Это никоим образом не значит, что Нобелевскую премию не в чем корить. Напротив, у каждого свой список претензий. Я, например, никогда ей не прощу, что она не досталась Кафке, Джойсу, Борхесу и Лему, что ее не получили Платонов и Булгаков, а из знакомых – Искандер, что Воннегуту и Сэлинджеру пришлось обойтись без нее, что комитет подсуживал скандинавам, научился быть азартно политкорректным и наказывал любимых всеми авторов за популярность.
Но все это можно простить за то, что она сделала для нашей культуры. Особенно с тех пор, как к моим любимым лауреатам – Бунину, Пастернаку, Сахарову и Бродскому – присоединился Дмитрий Муратов.
11 декабря
Ко дню рождения Юрия Мамлеева
Прозу Мамлеева принято называть “метафизическим реализмом”, но так говорят всегда, когда в тексте про смерть и Бога. Мне Мамлеев скорее напоминал таможенника Руссо, рассуждающего о вечности. Характерные для Мамлеева абзацы выглядят так: “Ну, положил семидесятилетний цивилизованный человек голову под колесо, ну, очутилась она в аду на неопределенно вечные времена. Ну и что? Таких – мух – видимо-невидимо”.
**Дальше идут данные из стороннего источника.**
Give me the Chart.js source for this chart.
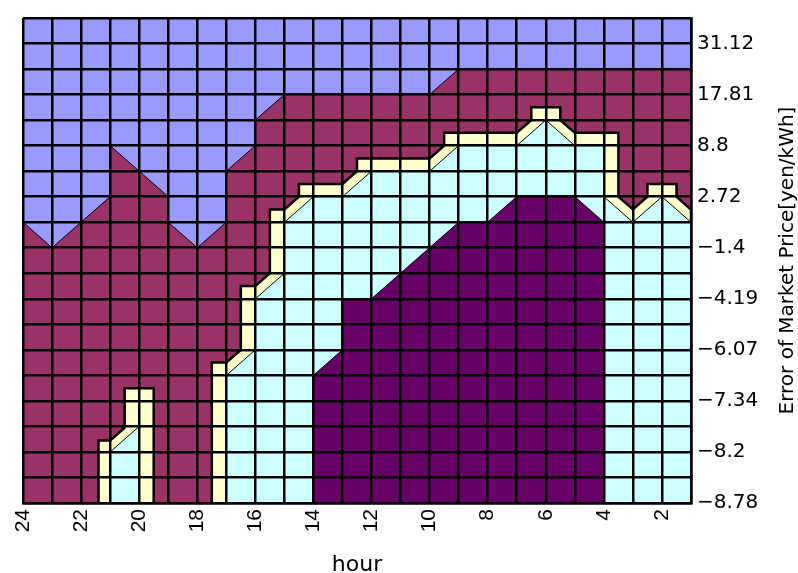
<!DOCTYPE html>
<html>
<head>
<meta charset="utf-8">
<script src="https://cdn.jsdelivr.net/npm/chart.js@4.4.1/dist/chart.umd.min.js"></script>
<style>
  html, body { margin: 0; padding: 0; background: #fff; }
</style>
</head>
<body>
<canvas id="contourChart" width="798" height="573"></canvas>
<script>
// x axis: hour, 24 on the left down to 1 on the right
const hourTicks = [24, 22, 20, 18, 16, 14, 12, 10, 8, 6, 4, 2];
// y axis: one price label every second row, bottom to top
const priceLabels = ['−8.78', '−8.2', '−7.34', '−6.07', '−4.19', '−1.4', '2.72', '8.8', '17.81', '31.12'];

// contour bands, [hour, price row]
const blueBand = [[24, 0], [24, 19], [1, 19], [1, 0]];
const maroonBand = [[24, 11], [23, 10], [22, 11], [21, 12], [21, 14], [20, 13], [19, 12], [19, 11], [18, 10],
  [17, 11], [17, 13], [16, 14], [16, 15], [15, 16], [10, 16], [9, 17], [1, 17], [1, 0], [24, 0]];
const yellowBandA = [[21.4, 0], [21.4, 2.45], [21, 2.45], [20.5, 2.95], [20.5, 4.5], [19.5, 4.5], [19.5, 0]];
const yellowBandB = [[17.5, 0], [17.5, 5.5], [17, 5.5], [16.5, 6], [16.5, 8.5], [16, 8.5], [15.5, 9], [15.5, 11.5],
  [15, 11.5], [14.5, 12], [14.5, 12.5], [13, 12.5], [12.5, 13], [12.5, 13.5], [10, 13.5], [9.5, 14], [9.5, 14.5],
  [7, 14.5], [6.5, 15], [6.5, 15.5], [5.5, 15.5], [5.5, 15], [5, 14.5], [3.5, 14.5], [3.5, 12], [3, 11.5],
  [2.5, 12], [2.5, 12.5], [1.5, 12.5], [1.5, 12], [1, 11.5], [1, 0]];
const cyanBandA = [[21, 0], [21, 2], [20, 3], [20, 0]];
const cyanBandB = [[17, 0], [17, 5], [16, 6], [16, 8], [15, 9], [15, 11], [14, 12], [13, 12], [12, 13], [10, 13],
  [9, 14], [7, 14], [6, 15], [5, 14], [4, 14], [4, 12], [3, 11], [2, 12], [1, 11], [1, 0]];
const purpleBand = [[14, 0], [14, 5], [13, 6], [13, 8], [12, 8], [11, 9], [10, 10], [9, 11], [8, 11], [7, 12],
  [5, 12], [4, 11], [4, 0]];

const layers = [
  { pts: blueBand, color: '#9999ff', edge: 0 },
  { pts: maroonBand, color: '#993366', edge: 1 },
  { pts: yellowBandA, color: '#ffffcc', edge: 2.5 },
  { pts: yellowBandB, color: '#ffffcc', edge: 2.5 },
  { pts: cyanBandA, color: '#ccffff', edge: 1 },
  { pts: cyanBandB, color: '#ccffff', edge: 1 },
  { pts: purpleBand, color: '#660066', edge: 1 }
];

const datasets = layers.map((l, i) => ({
  data: l.pts.map(p => ({ x: p[0], y: p[1] })),
  backgroundColor: l.color,
  borderColor: '#000',
  borderWidth: l.edge,
  fill: 'shape',
  pointRadius: 0,
  tension: 0,
  order: layers.length - i
}));

// the price axis title reads bottom to top on the right
const yTitle = {
  id: 'yTitle',
  afterDraw(chart) {
    const ctx = chart.ctx;
    const area = chart.chartArea;
    ctx.save();
    ctx.translate(chart.width - 5, (area.top + area.bottom) / 2);
    ctx.rotate(-Math.PI / 2);
    ctx.font = '20px "DejaVu Sans"';
    ctx.fillStyle = '#000';
    ctx.textAlign = 'center';
    ctx.textBaseline = 'alphabetic';
    ctx.fillText('Error of Market Price[yen/kWh]', 0, 0);
    ctx.restore();
  }
};

new Chart(document.getElementById('contourChart'), {
  type: 'line',
  data: { datasets: datasets },
  options: {
    responsive: false,
    animation: false,
    layout: { padding: { left: 23, top: 11, right: 0, bottom: 0 } },
    plugins: { legend: { display: false }, tooltip: { enabled: false } },
    scales: {
      x: {
        type: 'linear',
        reverse: true,
        min: 1,
        max: 24,
        afterFit: s => { s.height = 70; },
        grid: { color: '#000', lineWidth: 2.5, drawTicks: false, z: 1 },
        border: { color: '#000', width: 2.5, z: 2 },
        ticks: {
          stepSize: 1,
          autoSkip: false,
          minRotation: 90,
          maxRotation: 90,
          padding: 6,
          color: '#000',
          font: { family: "'Liberation Sans Narrow', 'Liberation Sans'", size: 21 },
          callback: v => hourTicks.includes(v) ? String(v) : ''
        },
        title: {
          display: true,
          text: 'hour',
          color: '#000',
          font: { family: 'DejaVu Sans', size: 22, lineHeight: 1 },
          padding: { top: 0, bottom: -3 }
        }
      },
      y: {
        type: 'linear',
        position: 'right',
        min: 0,
        max: 19,
        afterFit: s => { s.width = 107; },
        grid: { color: '#000', lineWidth: 2.5, drawTicks: false, z: 1 },
        border: { color: '#000', width: 2.5, z: 2 },
        ticks: {
          stepSize: 1,
          autoSkip: false,
          padding: 6,
          color: '#000',
          font: { family: 'DejaVu Sans', size: 20 },
          callback: v => v % 2 === 0 ? priceLabels[v / 2] : ''
        }
      }
    }
  },
  plugins: [yTitle]
});
</script>
</body>
</html>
Стоило, однако, присмотреться, как в его текстах обнаруживались сразу два слоя. Тот, что на поверхности, дидактически снабжал кошмары философским обоснованием и метафизическим оправданием. Второй открывал в Мамлееве автора крайне своеобразной прозы, изобилующей натуралистическими деталями и наивными подробностями. В одном рассказе у него упыри насобачились сосать кровь из глаз, в другом – двум главнокомандующим дали за дружбу одну квартиру в новостройках.
Его герои – сплошь люди из подполья. То ли ангелы, то ли бесы, они отчаянно ищут выхода из смрадной реальности, мечтая оказаться по ту сторону существования, куда они стремятся попасть любой и всегда страшной ценой.
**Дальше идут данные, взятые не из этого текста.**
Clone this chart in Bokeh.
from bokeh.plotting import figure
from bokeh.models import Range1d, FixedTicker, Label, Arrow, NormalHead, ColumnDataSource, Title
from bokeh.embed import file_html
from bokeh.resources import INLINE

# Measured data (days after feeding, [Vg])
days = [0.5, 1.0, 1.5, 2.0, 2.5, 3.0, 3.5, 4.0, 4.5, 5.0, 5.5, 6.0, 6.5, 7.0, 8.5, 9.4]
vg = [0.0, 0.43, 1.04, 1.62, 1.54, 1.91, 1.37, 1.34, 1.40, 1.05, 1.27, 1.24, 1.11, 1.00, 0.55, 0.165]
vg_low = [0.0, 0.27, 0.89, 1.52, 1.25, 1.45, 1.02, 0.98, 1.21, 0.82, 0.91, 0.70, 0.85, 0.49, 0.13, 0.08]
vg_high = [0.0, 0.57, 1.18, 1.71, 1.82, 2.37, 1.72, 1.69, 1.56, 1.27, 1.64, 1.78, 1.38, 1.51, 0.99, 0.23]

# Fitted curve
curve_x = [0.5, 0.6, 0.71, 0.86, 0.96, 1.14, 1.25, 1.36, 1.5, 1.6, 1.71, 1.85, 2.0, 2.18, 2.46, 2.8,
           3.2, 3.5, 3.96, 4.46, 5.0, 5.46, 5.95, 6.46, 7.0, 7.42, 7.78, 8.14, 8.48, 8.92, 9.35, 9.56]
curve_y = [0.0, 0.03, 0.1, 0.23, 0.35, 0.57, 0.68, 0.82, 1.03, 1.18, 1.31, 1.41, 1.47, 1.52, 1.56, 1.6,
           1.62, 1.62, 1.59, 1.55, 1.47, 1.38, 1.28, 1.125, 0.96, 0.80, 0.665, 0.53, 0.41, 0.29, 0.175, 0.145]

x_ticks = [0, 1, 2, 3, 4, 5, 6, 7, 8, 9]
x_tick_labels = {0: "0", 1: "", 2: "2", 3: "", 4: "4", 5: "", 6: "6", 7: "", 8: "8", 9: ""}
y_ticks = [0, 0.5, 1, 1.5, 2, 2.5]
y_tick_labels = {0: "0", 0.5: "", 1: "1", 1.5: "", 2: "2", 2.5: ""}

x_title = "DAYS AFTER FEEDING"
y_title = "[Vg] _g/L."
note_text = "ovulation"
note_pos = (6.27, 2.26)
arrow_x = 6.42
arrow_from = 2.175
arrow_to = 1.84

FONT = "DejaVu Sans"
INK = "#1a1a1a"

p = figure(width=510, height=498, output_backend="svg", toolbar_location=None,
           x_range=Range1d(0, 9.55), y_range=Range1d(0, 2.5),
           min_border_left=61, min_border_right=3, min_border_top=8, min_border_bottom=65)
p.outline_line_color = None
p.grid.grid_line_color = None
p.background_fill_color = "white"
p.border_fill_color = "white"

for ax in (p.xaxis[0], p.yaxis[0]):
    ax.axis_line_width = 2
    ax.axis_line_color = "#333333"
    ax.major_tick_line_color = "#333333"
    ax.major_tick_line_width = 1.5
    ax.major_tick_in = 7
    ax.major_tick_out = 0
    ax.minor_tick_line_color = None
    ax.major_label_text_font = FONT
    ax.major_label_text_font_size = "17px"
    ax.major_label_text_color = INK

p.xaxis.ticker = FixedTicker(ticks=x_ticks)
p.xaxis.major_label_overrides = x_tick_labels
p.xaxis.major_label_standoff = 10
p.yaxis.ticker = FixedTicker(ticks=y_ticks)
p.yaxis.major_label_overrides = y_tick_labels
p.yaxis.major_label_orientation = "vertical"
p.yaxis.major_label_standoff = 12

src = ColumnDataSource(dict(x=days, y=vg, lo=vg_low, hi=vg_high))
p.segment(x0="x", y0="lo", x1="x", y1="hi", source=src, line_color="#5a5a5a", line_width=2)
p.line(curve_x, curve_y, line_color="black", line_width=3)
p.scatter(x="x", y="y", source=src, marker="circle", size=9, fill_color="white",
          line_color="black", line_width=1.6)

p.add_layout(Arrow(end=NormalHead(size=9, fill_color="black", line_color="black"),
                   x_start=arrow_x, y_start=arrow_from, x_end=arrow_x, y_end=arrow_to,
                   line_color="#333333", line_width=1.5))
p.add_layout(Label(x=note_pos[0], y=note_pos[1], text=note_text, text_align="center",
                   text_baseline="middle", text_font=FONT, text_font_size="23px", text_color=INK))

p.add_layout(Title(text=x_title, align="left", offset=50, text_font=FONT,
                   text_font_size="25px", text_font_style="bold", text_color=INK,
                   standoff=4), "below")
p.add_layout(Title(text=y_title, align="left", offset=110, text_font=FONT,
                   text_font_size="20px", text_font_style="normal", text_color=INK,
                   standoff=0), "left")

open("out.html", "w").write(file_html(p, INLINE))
Такими персонажами Мамлеев населил роман “Шатуны”. Рукопись попала ко мне в Париже, и я не смог от нее оторваться даже ради Лувра. Путешествие по описанной в книге подпольной Москве напоминало божественную комедию с персонажами из Достоевского.
В жизни Юра был плотным и улыбчивым, как Чичиков, но внутри него полыхало зловещее пламя, которое иногда опаляло не только страницы, но и жизнь. Однажды он заночевал у нас после бурного застолья. Утром все гости встали помятыми, но только у Мамлеева черный пиджак со спины был испачкан известкой. Мажущаяся краска встречалась в уборной, но на потолке, до которого в нашем старом доме было добрых три метра. Мы провели следственный эксперимент и обнаружили, что, даже стоя на унитазе, Мамлеев не мог испачкать пиджак. Оставалась левитация. Несколько лет назад мы встретились в Москве, и я напомнил Юре об этой истории. Он ей обрадовался, но тайну не раскрыл, а теперь унес ее в могилу, от которой он, в сущности, никогда далеко не отходил и в которую он, вероятно, не очень верил.
11 декабря
К Международному Дню гор
Встав до рассвета, чтобы обернуться до заката, я легкомысленно отправился к вершине, заманчиво белевшей в окне отеля. Путь к моей горе пролегал назидательно, как в притче, между двумя безднами. Стараясь не глядеть в них, я хотел было прибавить шагу, но дорогу преградила компактная туча. В ней кто-то шумно дышал. “Йети”, – догадался я, но был неправ: из облака показались рога. Будучи по воспитанию материалистом, я не был готов к этой встрече, но, признавая очевидное, сделал шаг к расплате. Рога тоже приблизились, открыв глазу коренастое тело горного козла, которого у Жюля Верна, помнится, называли муфлоном.
Обрадовавшись отсрочке, я поманил животное приветливым жестом. Оно охотно подошло, угрожающе выставив завитые рога. Для корриды место было неважное: слева лежала Италия, справа – Австрия, но до каждой километр по прямой. Тропа подо мной была в три ладони, и даже на четвереньках я проигрывал муфлону в знании местности.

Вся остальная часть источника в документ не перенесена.